June 20, 2001 - Tauzin Says Replacement Tires From Ford May Hold Bigger Risk

WASHINGTON - Wading deep into the troubled waters stirred by the warring Firestone tire and Ford Motor companies, House Commerce Chairman Billy Tauzin, R-Chackbay, asked a federal safety agency to investigate how, and why, Ford chooses tires for its Explorer sport utility vehicles. In the process, he came under fire Tuesday for claiming Ford Motor Co. is replacing Firestone tires with other brands that fail more often, but refusing to name the other brands.

Tauzin disclosed at a hearing that congressional investigators have analyzed the failure rates of replacement tires Ford is using and found some fail more often than the Firestone Wilderness AT tires that Ford recalled last month. The replacement tires are made by Michelin, Continental, Goodyear, General, BF Goodrich and Uniroyal. "Ford is going to replace these recall tires with tires that have a worse claims history than some of the tires that are coming off the Explorers," Tauzin said.

According to Tauzin House investigators have learned that one of the replacement tires has a claims rate of 124 per million tires, well in excess of the five claims per million rate that Ford cites in its recall.
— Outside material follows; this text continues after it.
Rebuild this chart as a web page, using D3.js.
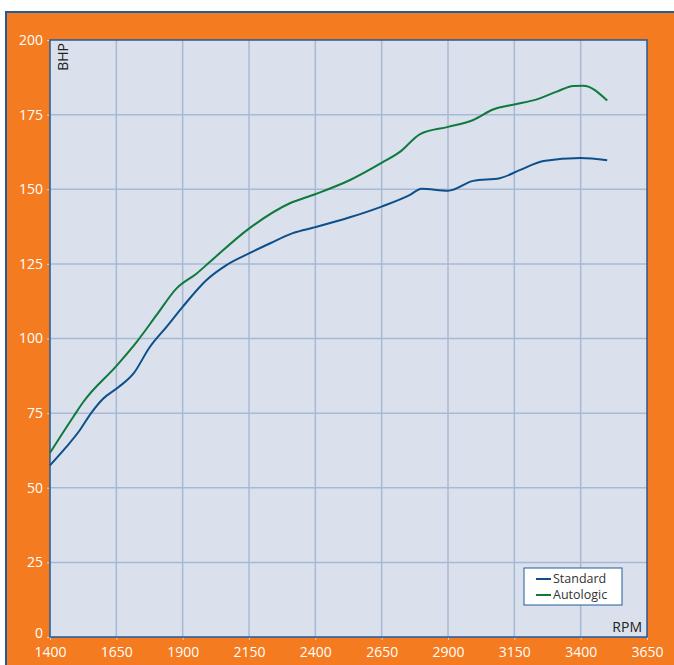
<!DOCTYPE html>
<html>
<head>
<meta charset="utf-8">
<script src="https://cdn.jsdelivr.net/npm/d3@7"></script>
<style>
  body { margin: 0; background: #fff; }
  svg { display: block; font-family: "Open Sans", "Noto Sans", sans-serif; }
</style>
</head>
<body>
<svg id="chart" width="674" height="665"></svg>
<script>
// values
const rpmTicks = [1400, 1650, 1900, 2150, 2400, 2650, 2900, 3150, 3400, 3650];
const bhpTicks = [0, 25, 50, 75, 100, 125, 150, 175, 200];

const standardRpm = [1400, 1460, 1510, 1555, 1600, 1660, 1715, 1775, 1840, 1900, 1990, 2065, 2150, 2230, 2315, 2400, 2530, 2650, 2755, 2800, 2900, 2995, 3095, 3170, 3260, 3400, 3500];
const standardBhp = [57.5, 63.5, 69, 75, 79.8, 83.8, 88.3, 97, 104, 110.6, 119.6, 124.6, 128.5, 131.9, 135.3, 137.3, 140.6, 144.2, 148, 150.2, 149.5, 152.8, 153.7, 156.4, 159.5, 160.5, 159.7];

const autologicRpm = [1400, 1488, 1526, 1653, 1727, 1802, 1877, 1953, 2003, 2151, 2304, 2401, 2531, 2651, 2720, 2795, 2900, 2995, 3070, 3150, 3235, 3310, 3372, 3410, 3500];
const autologicBhp = [61.7, 73.8, 78.8, 91.1, 98.9, 107.9, 116.8, 121.8, 125.7, 136.9, 145.3, 148.4, 153.1, 158.9, 162.6, 168.5, 170.9, 173.2, 176.7, 178.4, 180.1, 182.7, 184.6, 184.7, 179.7];

const seriesNames = ["Standard", "Autologic"];
const seriesColors = ["#0d4f8b", "#0e7a3c"];

const svg = d3.select("#chart");
const margin = { left: 50, top: 40, right: 647, bottom: 637 };

// orange frame
svg.append("rect")
  .attr("x", 6).attr("y", 12)
  .attr("width", 674).attr("height", 670)
  .attr("fill", "#f47b20")
  .attr("stroke", "#1f5c99")
  .attr("stroke-width", 2);

const x = d3.scaleLinear().domain([1400, 3650]).range([margin.left, margin.right]);
const y = d3.scaleLinear().domain([0, 200]).range([margin.bottom, margin.top]);

svg.append("rect")
  .attr("x", margin.left).attr("y", margin.top)
  .attr("width", margin.right - margin.left)
  .attr("height", margin.bottom - margin.top)
  .attr("fill", "#dae1ec");

// grid
const grid = svg.append("g").attr("stroke", "#a8b9d6").attr("stroke-width", 1.5);
grid.selectAll("line.v")
  .data(rpmTicks.slice(1, -1))
  .enter().append("line")
  .attr("x1", (d) => x(d)).attr("x2", (d) => x(d))
  .attr("y1", margin.top).attr("y2", margin.bottom);
grid.selectAll("line.h")
  .data(bhpTicks.slice(1, -1))
  .enter().append("line")
  .attr("x1", margin.left).attr("x2", margin.right)
  .attr("y1", (d) => y(d)).attr("y2", (d) => y(d));

// axes
const xAxis = svg.append("g")
  .attr("transform", `translate(0,${margin.bottom})`)
  .call(d3.axisBottom(x).tickValues(rpmTicks).tickSize(3).tickPadding(7).tickFormat(d3.format("d")));
const yAxis = svg.append("g")
  .attr("transform", `translate(${margin.left},0)`)
  .call(d3.axisLeft(y).tickValues(bhpTicks).tickSize(3).tickPadding(4));

[xAxis, yAxis].forEach((a) => {
  a.select(".domain").remove();
  a.selectAll(".tick line").attr("stroke", "#c9d3e6");
  a.selectAll(".tick text")
    .attr("fill", "#fff")
    .attr("font-size", 14)
    .attr("font-family", "Open Sans, Noto Sans, sans-serif");
});
// the zero label sits a touch above the x labels
yAxis.selectAll(".tick text").filter((d) => d === 0).attr("dy", "0.05em");

// plot border
svg.append("rect")
  .attr("x", margin.left).attr("y", margin.top)
  .attr("width", margin.right - margin.left)
  .attr("height", margin.bottom - margin.top)
  .attr("fill", "none")
  .attr("stroke", "#1f5c99")
  .attr("stroke-width", 1.5);

// lines
const series = [
  d3.zip(standardRpm, standardBhp),
  d3.zip(autologicRpm, autologicBhp),
];
const line = d3.line()
  .x((d) => x(d[0]))
  .y((d) => y(d[1]))
  .curve(d3.curveMonotoneX);

svg.append("g")
  .selectAll("path")
  .data(series)
  .enter().append("path")
  .attr("d", line)
  .attr("fill", "none")
  .attr("stroke", (d, i) => seriesColors[i])
  .attr("stroke-width", 2);

// axis titles
svg.append("text")
  .attr("transform", "translate(68,43) rotate(-90)")
  .attr("text-anchor", "end")
  .attr("font-size", 14)
  .attr("fill", "#222")
  .text("BHP");
svg.append("text")
  .attr("x", 642).attr("y", 632)
  .attr("text-anchor", "end")
  .attr("font-size", 14)
  .attr("fill", "#222")
  .text("RPM");

// legend
const legend = svg.append("g");
legend.append("rect")
  .attr("x", 524).attr("y", 568)
  .attr("width", 98).attr("height", 37)
  .attr("fill", "#fff")
  .attr("stroke", "#1f5c99")
  .attr("stroke-width", 1);
const item = legend.selectAll("g")
  .data(seriesNames)
  .enter().append("g")
  .attr("transform", (d, i) => `translate(536,${579 + i * 16})`);
item.append("line")
  .attr("x1", 0).attr("x2", 15)
  .attr("stroke", (d, i) => seriesColors[i])
  .attr("stroke-width", 2);
item.append("text")
  .attr("x", 17).attr("dy", "0.35em")
  .attr("font-size", 12.5)
  .attr("fill", "#333")
  .text((d) => d);
</script>
</body>
</html>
"Are we going to be replacing worse tires for the tires that come off these cars?" he asked.

Tauzin refused to make his data public, saying he wanted federal highway safety officials to take 30 days to look at the information.

In addition to tire replacement concerns, committee investigators have been told that Ford knew several years ago that some Goodyear tires had a better performance history on Explorers than some Firestone tires, however Ford bought the cheaper Firestone tires after Goodyear refused to cut its prices.

Other Commerce Committee members expressed irritation that Tauzin hasn't given them the internal data about Ford that was gathered by Tauzin's staff investigators. They also warned that trial lawyers and other agents of both Ford and Firestone can manipulate Congress with selective releases of biased data.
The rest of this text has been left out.